Tombeau de Messiaen pits solo piano alongside a ghostly electronic piano double on tape. This second, absent piano is modulated digitally into microtonal areas inaccessible to its live partner, by way of an augmentation of the series of overtones. Polyphony of equal-tempered lines with microtonal ones disorientates and decentres the sound-world of the work, the live and the digital swimming in and out of each other. The mood, appropriate to the subject matter, is more subdued here than in the previous two works. Large chords, linked by a meek and plodding high register melodic line, gradually lead to the work's denouement in scattershot, bell-like harmonies, speeding up until halted by a tombstone-like final cut-off on the live piano, the spectral twin having dissipated into the aether.
The following four works are brief, each under three minutes and each of incidental character. The cumulative effect, though, creates a good balance for the disc as a whole. Vers alternates two contrasting musical ideas before splicing them together. ff, as the title indicates, is loud, experimenting with a quasi-modal melody in the left hand accompanied by clusters in a very high register in the right, acting somewhat as overtones to the lower notes (something also found in Messiaen's work). Homage to Cage, à Chopin (und Ligeti ist auch dabei) sees a breakneck, motoric line pulsating around the breadth of the prepared piano, like blood around a circulatory system, with an electronic accompaniment completing the playful manner suggested by the title. Blink and you'll miss Haiku: a seventeen-note scale, played rapidly, lingers on as a chord; and that's the piece, all nineteen seconds of it.

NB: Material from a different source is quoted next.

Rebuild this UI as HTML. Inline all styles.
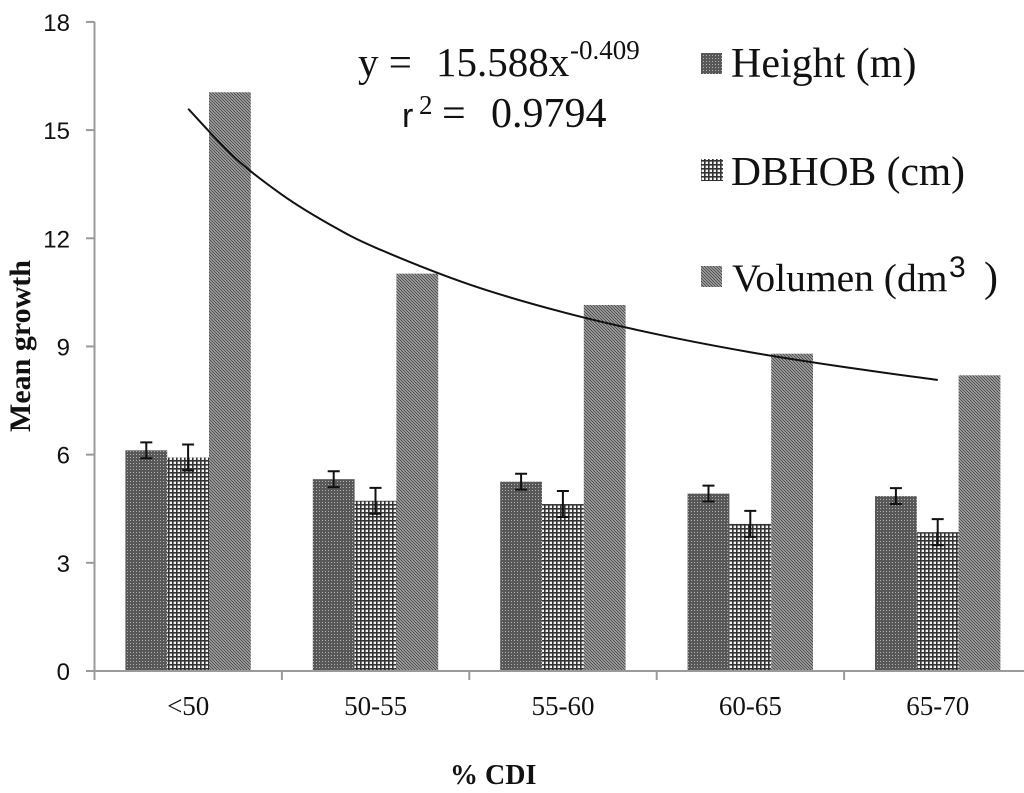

Closing the disc is Four Images After Yeats. This was Harvey's first work for solo piano, and one in which the Irish poet's occult concerns cross over with Harvey's own. The sound landscape here is pointillist, influenced by the post-serial context. The first piece has an almost lilting melody accompanied by sporadic, ametric figurations around the upper register. This and the following two movements are brief, with the final movement, 'Purgatory', much longer and holding most of the work's weight. Quotations from composers past – Mozart, Bach, Liszt, Scriabin – drift in and out of a heavy, brooding atonal atmosphere, creating an unsettling and tense feeling. It is a feeling perhaps delirious in effect, as the previous literature of the instrument reels by in chronological order. This ritual of music tradition makes a good close to the disc.
This release recommended to anyone with an interest in Harvey's music or contemporary British music in general. It boasts fine performances by Florian Hoelscher on piano and Pirmin Grehl on flute, injecting the tough scores with quickness.